But in reductio ad absurdum-or even in burhan-e inni for...
But in reductio ad absurdum-or even in burhan-e inni for that matter-this is not the case. In reductio ad absurdum, the mind accepts the conclusion as a compulsion. The state of the mind here is similar to that of a person encountering a coercive force before which he is helpless. He accepts it because he cannot reject it. In these types of proofs, as one of the two possibilities is invalidated by proof, the mind is forced into accepting the other.
The other alternative that is accepted by the mind is accepted only because its contradictory has been rejected, and one from among a pair of contradictories has to be necessarily accepted, for it is impossible for both contradictories to be false. Hence it accepts the other possibility under constraint and compulsion. This acceptance of one side is due to compulsion and not spontaneous.

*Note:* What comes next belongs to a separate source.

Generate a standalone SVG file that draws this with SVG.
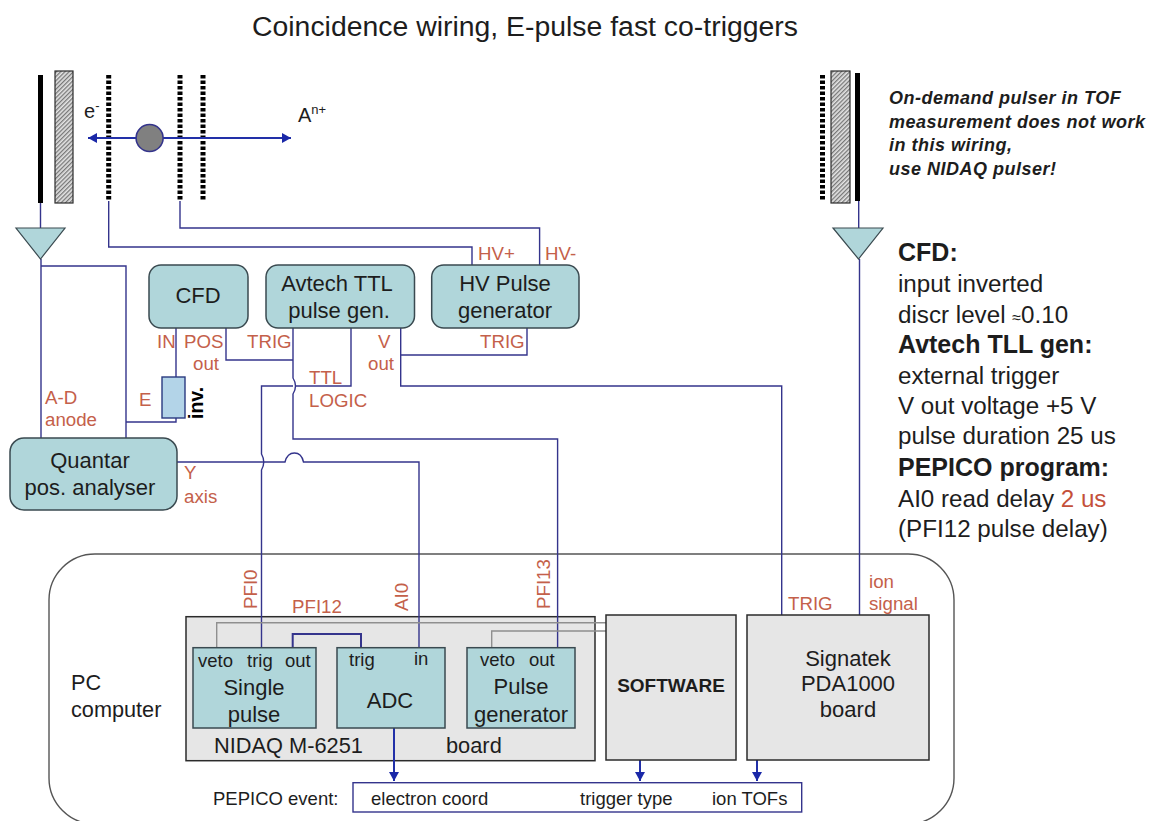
<svg xmlns="http://www.w3.org/2000/svg" width="1157" height="821" viewBox="0 0 1157 821">
<style>
text{font-family:"Liberation Sans",Arial,sans-serif;fill:#1d1d1d}
.n{font-size:22px;text-anchor:middle}
.p{font-size:18.5px}
.r{font-size:18.7px;fill:#c4604a}
.t{font-size:24.2px}
.nb{font-size:21.8px}
.b{font-weight:bold;font-size:25px}
.i{font-size:18px;font-weight:bold;font-style:italic;letter-spacing:.5px}
.box{fill:#b0d6da;stroke:#3a4a50;stroke-width:1.5}
.grey{fill:#e6e6e6;stroke:#2b2b2b;stroke-width:1.5}
.w{fill:none;stroke:#34348c;stroke-width:1.4}
.g{fill:none;stroke:#8f8f8f;stroke-width:1.4}
.a{fill:none;stroke:#2230a8;stroke-width:2;marker-end:url(#ah)}
.grid{stroke:#000;stroke-width:5;stroke-dasharray:3.5 2}
.hatch{fill:url(#h);stroke:#2b2b2b;stroke-width:1.2}
</style>
<defs>
<pattern id="h" width="3" height="3" patternUnits="userSpaceOnUse" patternTransform="rotate(-45)"><rect width="3" height="3" fill="#e4e4e4"/><rect width="3" height="1.3" fill="#777"/></pattern>
<marker id="ah" markerUnits="userSpaceOnUse" markerWidth="11" markerHeight="10" refX="9" refY="5" orient="auto-start-reverse"><path d="M0 0L9 5L0 10z" fill="#1a28a8"/></marker>
</defs>
<rect width="1157" height="821" fill="#fff"/>
<text x="252" y="36" style="font-size:28.4px">Coincidence wiring, E-pulse fast co-triggers</text>

<g id="pc-computer">
<rect x="49" y="554" width="905" height="270" rx="46" fill="#fff" stroke="#555" stroke-width="1.4"/>
<text x="71" y="690" style="font-size:21.7px">PC</text><text x="71" y="717" style="font-size:21.7px">computer</text>
</g>

<g id="detector-left">
<rect x="38" y="75" width="5" height="128" fill="#000"/>
<rect x="55" y="71" width="18" height="132" class="hatch"/>
<line x1="108.7" y1="75" x2="108.7" y2="201" class="grid"/>
<line x1="180" y1="75" x2="180" y2="201" class="grid"/>
<line x1="203" y1="75" x2="203" y2="201" class="grid"/>
<text x="84" y="118" style="font-size:20px">e<tspan dy="-8" font-size="13">-</tspan></text>
<text x="298" y="122" style="font-size:20px">A<tspan dy="-8" font-size="13">n+</tspan></text>
</g>
<g id="detector-right">
<rect x="855" y="73" width="5" height="128" fill="#000"/>
<rect x="831" y="71" width="19" height="132" class="hatch"/>
<line x1="822.5" y1="75" x2="822.5" y2="201" class="grid"/>
</g>

<g id="nidaq">
<rect x="186" y="616.7" width="409" height="144" class="grey"/>
<text x="214" y="753" class="nb">NIDAQ M-6251</text><text x="446" y="753" class="nb">board</text>
</g>

<g id="connectors">
<line x1="140" y1="138" x2="88" y2="138" class="a"/>
<line x1="160" y1="138" x2="291" y2="138" class="a"/>
<path class="w" d="M40.5 203V228M41 259V438M41 266H126V438M108.7 201V247H472V266M180 201V228H539.6V266"/>
<path class="w" d="M858.7 201V228M859.5 259V616"/>
<path class="w" d="M176 328V377M176 418V422H126"/>
<path class="w" d="M226 328V360H293"/>
<path class="w" d="M293 328V378Q298 386 293 394V439H557.6V648"/>
<path class="w" d="M351 328V386H295M293 386H261.5V454Q266 462 261.5 470V648"/>
<path class="w" d="M400.7 328V386H781.7V616M400.7 355H527V328"/>
<path class="w" d="M177 462H285C288 450 301 450 303.5 462H419V648"/>
<path class="w" d="M292.7 648V634H361V648" style="stroke-width:2"/>
<path class="g" d="M216.7 648V622.7H606M491.7 648V631H606"/>
<line x1="394" y1="728" x2="394" y2="781" class="a"/>
<line x1="640" y1="760" x2="640" y2="781" class="a"/>
<line x1="757" y1="760" x2="757" y2="781" class="a"/>
</g>

<g id="ion-source"><ellipse cx="149.6" cy="138" rx="13.5" ry="13.5" fill="#808080" stroke="#34348c" stroke-width="1.6"/></g>
<g id="amp-left"><path d="M16 228H65L40.5 259z" fill="#b0d6da" stroke="#3a4a50" stroke-width="1.2"/></g>
<g id="amp-right"><path d="M833 228H883L858.5 259z" fill="#b0d6da" stroke="#3a4a50" stroke-width="1.2"/></g>

<g id="cfd"><rect x="149" y="265" width="99" height="63" rx="12" class="box"/><text x="198" y="303" class="n">CFD</text></g>
<g id="avtech"><rect x="266" y="265" width="148.5" height="63" rx="12" class="box"/><text x="337" y="291" class="n">Avtech TTL</text><text x="339" y="318" class="n">pulse gen.</text></g>
<g id="hv-pulse"><rect x="431.7" y="265" width="147.3" height="63" rx="12" class="box"/><text x="505" y="291" class="n">HV Pulse</text><text x="505" y="318" class="n">generator</text></g>
<g id="inverter"><rect x="162" y="377" width="23" height="41" fill="#b3d4e8" stroke="#2a3a80" stroke-width="1.4"/><text transform="translate(203 419) rotate(-90)" style="font-size:19.5px;font-weight:bold;fill:#000">inv.</text></g>
<g id="quantar"><rect x="10" y="438" width="167" height="72" rx="14" class="box"/><text x="90" y="468" class="n">Quantar</text><text x="90" y="495" class="n">pos. analyser</text></g>

<g id="single-pulse"><rect x="193" y="647.7" width="123" height="80.3" class="box"/><text x="198" y="667" class="p">veto</text><text x="247" y="667" class="p">trig</text><text x="285" y="667" class="p">out</text><text x="254" y="695" class="n">Single</text><text x="254" y="722" class="n">pulse</text></g>
<g id="adc"><rect x="337" y="647.7" width="108" height="80.3" class="box"/><text x="349" y="666" class="p">trig</text><text x="414" y="665" class="p">in</text><text x="390" y="708" class="n">ADC</text></g>
<g id="pulse-gen"><rect x="467" y="647.7" width="108" height="80.3" class="box"/><text x="480" y="666" class="p">veto</text><text x="529" y="666" class="p">out</text><text x="521" y="694" class="n">Pulse</text><text x="521" y="722" class="n">generator</text></g>
<g id="software"><rect x="606" y="615" width="130" height="145" class="grey"/><text x="671" y="692" style="font-size:19px;font-weight:bold;text-anchor:middle">SOFTWARE</text></g>
<g id="signatek"><rect x="747" y="615" width="182" height="145" class="grey"/><text x="848" y="666" class="n">Signatek</text><text x="848" y="691" class="n">PDA1000</text><text x="848" y="717" class="n">board</text></g>
<g id="pepico"><rect x="353" y="782.7" width="448.7" height="29.3" fill="#fff" stroke="#34348c" stroke-width="1.4"/>
<text x="213" y="805" class="p">PEPICO event:</text><text x="371" y="805" class="p">electron coord</text><text x="580" y="805" class="p">trigger type</text><text x="712" y="805" class="p">ion TOFs</text></g>

<g id="labels">
<text x="478" y="260" class="r">HV+</text><text x="545" y="260" class="r">HV-</text>
<text x="157" y="348" class="r">IN</text><text x="184" y="348" class="r">POS</text><text x="193" y="370" class="r">out</text>
<text x="247" y="348" class="r">TRIG</text><text x="309" y="384" class="r">TTL</text><text x="309" y="407" class="r">LOGIC</text>
<text x="378" y="348" class="r">V</text><text x="368" y="370" class="r">out</text><text x="480" y="348" class="r">TRIG</text>
<text x="45" y="404" class="r">A-D</text><text x="45" y="426" class="r">anode</text><text x="139" y="406" class="r">E</text>
<text x="184" y="479" class="r">Y</text><text x="184" y="503" class="r">axis</text>
<text transform="translate(257 609) rotate(-90)" class="r">PFI0</text>
<text x="292" y="613" class="r">PFI12</text>
<text transform="translate(408 611) rotate(-90)" class="r">AI0</text>
<text transform="translate(550 609) rotate(-90)" class="r">PFI13</text>
<text x="788" y="610" class="r">TRIG</text><text x="869" y="588" class="r">ion</text><text x="869" y="610" class="r">signal</text>
</g>

<g id="notes">
<text x="889" y="104" class="i">On-demand pulser in TOF</text>
<text x="889" y="128" class="i">measurement does not work</text>
<text x="889" y="151" class="i">in this wiring,</text>
<text x="889" y="175" class="i">use NIDAQ pulser!</text>
<text x="898" y="261" class="b">CFD:</text>
<text x="898" y="292" class="t">input inverted</text>
<text x="898" y="323" class="t">discr level <tspan font-size="16">≈</tspan>0.10</text>
<text x="898" y="353" class="b">Avtech TLL gen:</text>
<text x="898" y="384" class="t">external trigger</text>
<text x="898" y="414" class="t">V out voltage +5 V</text>
<text x="898" y="444" class="t">pulse duration 25 us</text>
<text x="898" y="476" class="b">PEPICO program:</text>
<text x="898" y="507" class="t">AI0 read delay <tspan fill="#c4503a">2 us</tspan></text>
<text x="898" y="537" class="t">(PFI12 pulse delay)</text>
</g>
</svg>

Hegel wants to say that our going after the first cause and our acceptance of it belongs to the latter category. The mind does not directly apprehend the first cause, but accepts it to avoid infinite regress. On the other hand, it sees that although it cannot refrain from accepting the impossibility of infinite regress, it also cannot understand the difference between the first cause and the other causes that makes these causes require a cause while the first cause can do without it.

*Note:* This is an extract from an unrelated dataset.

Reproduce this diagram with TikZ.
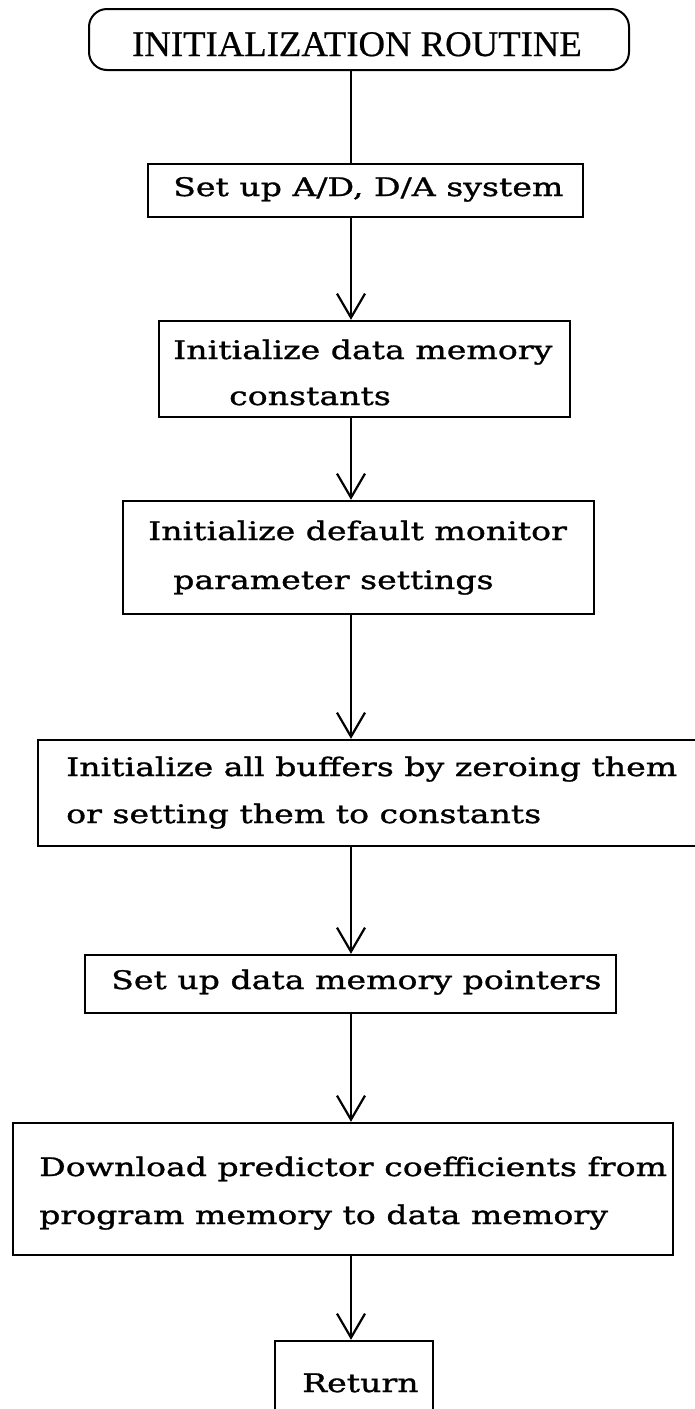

In his own words, one cannot understand why the first cause became the first cause. But if we seek the teleology and end [of being] we arrive at an end and purpose whose being an end is essential to it and does not require any other end and purpose. Statements similar to Hegel's with respect to the first cause have been made by Kant and Spencer as well.
Spencer says, "The problem is that, on the one hand, human reason seeks a cause for every thing; on the other, it rejects both the vicious circle and the infinite regress. Neither does it find an uncaused cause nor is capable of understanding such a thing. Thus when a priest tells a child that God created the world, the child responds by asking, 'Who created God?' " Similar, or even more baseless, are Jean-Paul Sartre's remarks in this regard.
He, as quoted by Paul Foulquie, says -concerning the first cause: It is self-contradictory that a being be the cause of its own existence.